A very rough number is the cost of fuel per hour. If you're burning Fifty bucks of fuel an hour, there's your maintenance cost, as well. This is a rough number, as there's a lot you can't predict, but when you consider maintenance you're considering not only ongoing maintenance costs, but engine replacement as well. You can mutiply that number out by the anticipated time before overhaul to see what your balance will be without any maintenance, then deduct the cost of a replacement powerplant. The balance is what actually gets spent on maintenance.
That's assuming a relatively trouble free life. Some aircraft, twice that value isn't enough, but for most, it should be adequate, plus a little. It's not a very scientific approach, and it certainly doesn't work for all aircraft, but it's a starting point.
Another good rule of thumb I've often heard is to take what you think it's going to cost...and double it.
you take the cost of an overhaul and divide it by the number hours per you plan/actual fly per year.
so just a gues using something simple like a c150, if you fly 300 hours per year and want a cheap overhaul of $5000
$5000/300 = $16.6 per hour
If you want a factory like-new guesstimate $12,000
$12,000/300 = $40 per hour.
Same formula can be used for insurance and other costs. All these can change if you fly more/less. If you rent out for more than 300 per year but use 300 as your baseline than you can see things get cheaper for you.
Maintenance costs are high. There are no two ways about it.
One of the big mistakes a first-time owner often makes is underestimating maintenance costs. Where the powerplant is concerned, for example, the owner may mistakenly believe that forecasting a reserve is as simple as dividing the TBO for the engine into the cost of a new engine, and using that as a per hour figure. It doesn't work that way, however.
For one thing, the engine may not make TBO. For another...TBO isn't a realistic number for a second-run, or overhauled engine...because the definition of overhaul is quite variable and non-specific, and there are no guarantees after the first overhaul. (Many don't realize that in an overhaul, the only requirement is that parts be tested and found in tolerance...they need not be replaced). Another problem is that throughout the life of the engine, additional consts are going to crop up, ranging from routine preventative maintenace to unforecast items such as cylinder changes, AD's which develop, etc. These are all part of the engine reserve that should be set aside.
Many owners never make it to the point of replacing the engines...they'll sell the airplane before that time. However, before that sale is finalized, they may find that they have significant maintenance to do. It's not at all unusual to find the first annual inspection costs six thousand dollars or more on a light single or twin...sometimes substantially more (even with a good pre-buy and quality maintenance). I've seen it happen time and tim again.
You could break it down as an engine reserve strictly for replacement, then separate reserves for things like vacum pumps, cylinders, generators, starters, etc...but it's far easier to incorporate the cost of an engine replacement or overhaul into the total maintenance reserve...because it's all coming out of your pocket.
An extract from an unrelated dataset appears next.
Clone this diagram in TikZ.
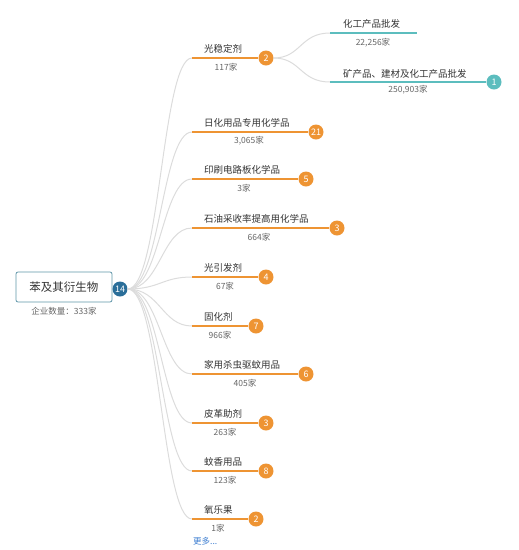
\documentclass[tikz,border=0pt]{standalone}
\usepackage{fontspec}
\setmainfont{Noto Sans CJK SC}
\usetikzlibrary{positioning}
\definecolor{barorange}{HTML}{EE9433}
\definecolor{barteal}{HTML}{5CBDBE}
\definecolor{rootblue}{HTML}{2A6E99}
\definecolor{boxline}{HTML}{5E95A8}
\definecolor{twiggray}{HTML}{DCDCDC}
\definecolor{txtdark}{HTML}{333333}
\definecolor{txtgray}{HTML}{666666}
\definecolor{morelink}{HTML}{3C7DD0}
\begin{document}
\begin{tikzpicture}[x=1pt,y=-1pt,
  badge/.style={circle,fill=barorange,text=white,inner sep=0pt,minimum size=15pt,font=\fontsize{9}{9}\selectfont},
  lbl/.style={anchor=base west,inner sep=0pt,text=txtdark,font=\fontsize{9.5}{10}\selectfont},
  cnt/.style={inner sep=0pt,text=txtgray,font=\fontsize{8.5}{9}\selectfont},
  twig/.style={twiggray,line width=1pt},
  bar/.style={barorange,line width=1.3pt}]

\useasboundingbox (0,0) rectangle (519,550);

% root
\node[draw=boxline,rounded corners=2pt,line width=0.8pt,minimum width=96pt,minimum height=30pt,
  text=txtdark,font=\fontsize{11.5}{12}\selectfont] (root) at (64,287) {苯及其衍生物};
\node[cnt] (rootcnt) at (64,311) {企业数量：333家};
\node[badge,fill=rootblue] (b0) at (120,289) {14};

% 光稳定剂
\coordinate (s1) at (192,58);
\draw[twig] (b0) .. controls +(40,0) and +(-30,0) .. (s1);
\node[badge] (b1) at (266,58) {2};
\draw[bar] (s1) -- (b1);
\node[lbl] (t1) at (204,52.5) {光稳定剂};
\node[cnt] (c1) at (226,67) {117家};

% second level
\coordinate (s11) at (330,33);
\coordinate (e11) at (417,33);
\draw[twig] (b1) .. controls +(35,0) and +(-30,0) .. (s11);
\draw[barteal,line width=1.3pt] (s11) -- (e11);
\node[lbl] (t11) at (343,27.5) {化工产品批发};
\node[cnt] (c11) at (373,43) {22,256家};

\coordinate (s12) at (330,82);
\draw[twig] (b1) .. controls +(35,0) and +(-30,0) .. (s12);
\node[badge,fill=barteal] (b12) at (494,82) {1};
\draw[barteal,line width=1.3pt] (s12) -- (b12);
\node[lbl] (t12) at (343,77.5) {矿产品、建材及化工产品批发};
\node[cnt] (c12) at (408,90) {250,903家};

% 日化用品专用化学品
\coordinate (s2) at (192,132);
\draw[twig] (b0) .. controls +(40,0) and +(-30,0) .. (s2);
\node[badge] (b2) at (316,132) {21};
\draw[bar] (s2) -- (b2);
\node[lbl] (t2) at (204,126.5) {日化用品专用化学品};
\node[cnt] (c2) at (249,141) {3,065家};

% 印刷电路板化学品
\coordinate (s3) at (192,179);
\draw[twig] (b0) .. controls +(40,0) and +(-30,0) .. (s3);
\node[badge] (b3) at (306,179) {5};
\draw[bar] (s3) -- (b3);
\node[lbl] (t3) at (204,173.5) {印刷电路板化学品};
\node[cnt] (c3) at (244,188) {3家};

% 石油采收率提高用化学品
\coordinate (s4) at (192,228);
\draw[twig] (b0) .. controls +(40,0) and +(-30,0) .. (s4);
\node[badge] (b4) at (337,228) {3};
\draw[bar] (s4) -- (b4);
\node[lbl] (t4) at (204,222.5) {石油采收率提高用化学品};
\node[cnt] (c4) at (259,237) {664家};

% 光引发剂
\coordinate (s5) at (192,277);
\draw[twig] (b0) .. controls +(40,0) and +(-30,0) .. (s5);
\node[badge] (b5) at (266,277) {4};
\draw[bar] (s5) -- (b5);
\node[lbl] (t5) at (204,271.5) {光引发剂};
\node[cnt] (c5) at (225,286) {67家};

% 固化剂
\coordinate (s6) at (192,326);
\draw[twig] (b0) .. controls +(40,0) and +(-30,0) .. (s6);
\node[badge] (b6) at (256,326) {7};
\draw[bar] (s6) -- (b6);
\node[lbl] (t6) at (204,320.5) {固化剂};
\node[cnt] (c6) at (220,335) {966家};

% 家用杀虫驱蚊用品
\coordinate (s7) at (192,374);
\draw[twig] (b0) .. controls +(40,0) and +(-30,0) .. (s7);
\node[badge] (b7) at (306,374) {6};
\draw[bar] (s7) -- (b7);
\node[lbl] (t7) at (204,368.5) {家用杀虫驱蚊用品};
\node[cnt] (c7) at (245,383) {405家};

% 皮革助剂
\coordinate (s8) at (192,423);
\draw[twig] (b0) .. controls +(40,0) and +(-30,0) .. (s8);
\node[badge] (b8) at (266,423) {3};
\draw[bar] (s8) -- (b8);
\node[lbl] (t8) at (204,417.5) {皮革助剂};
\node[cnt] (c8) at (225,432) {263家};

% 蚊香用品
\coordinate (s9) at (192,471);
\draw[twig] (b0) .. controls +(40,0) and +(-30,0) .. (s9);
\node[badge] (b9) at (266,471) {8};
\draw[bar] (s9) -- (b9);
\node[lbl] (t9) at (204,465.5) {蚊香用品};
\node[cnt] (c9) at (225,480) {123家};

% 氧乐果
\coordinate (s10) at (192,519);
\draw[twig] (b0) .. controls +(40,0) and +(-30,0) .. (s10);
\node[badge] (b10) at (256,519) {2};
\draw[bar] (s10) -- (b10);
\node[lbl] (t10) at (204,513.5) {氧乐果};
\node[cnt] (c10) at (218,528) {1家};

\node[cnt,text=morelink,anchor=west] (more) at (193,541) {更多...};

\end{tikzpicture}
\end{document}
With that in mind, you can see how a twenty five thousand dollar, or forty thousand dollar engine is going to eat into the total reserve, leaving considerably less for other maintenance issues that develop with use. These issues could range from propeller replacement or overhaul to avionics repairs, to rebuilding of the engine mount, repair to landing gear, etc.
Even if you discount airframe and customer system maintenance, the cost of engine reserve still higher than the cost of engine replacement because of all the many factors that come into maintaining that engine to get it to the point of replacement or overhaul. Especially if the engine doesn't make TBO, or gets replaced prior to that time in whole, or parts (a top overhaul, for example, or individual cylinder changes).
An old axiom about people starting a business is that all too often, they forget to pay themselves. Likewise, many owners find themselves caught out when they fail to pay the airplane as a function of normal operations. Far too many launch into airplane ownership, or operation, in the blind hope that nothing will go wrong...but find when the cost balloons above their savings that they can't afford to sell it either, because the aircraft value won't be correct until the maintenance is performed. The only way to ensure this doesn't become a problem for you is to either start with enough capital to offset costs as they develop, or to pay out a reserve to handle problems that occur, and ultimately major expenses such as engine overhaul or replacement.
yeah a lotta owners screw up the engine reserve. That is why you find out how much you wanna use/rent the plane and use the yearly hours figure. It works everytime. If you fly a lot then use a realistic hourly figure, i.e. 500+ per year.
If you dont fly a lot use 200 or so. IF you fly more/less than your figure then you will know what the hourly figure is.
I've owned several planes and had several overhauls from cessna's up to a king air and learjet I operated. PM if you have any more questions....glad I could help.
If you're talking a new engine and could always plan on the engine making it to the scheduled TBO, possibly. If it's not a first-run engine, if it's been overhauled before, all bets are off, and one should not base reserve on the factory TBO, and especially not on any adjustments up from there.
Further, from an owner point of view, rather than an operator point of view, there's little point building separate accounts or consideration for each category of maintenance. One might as well have a reserve established separately for avionics, for powerplant, for electrical, yada, yada. It's not practical, especially for a light airplane.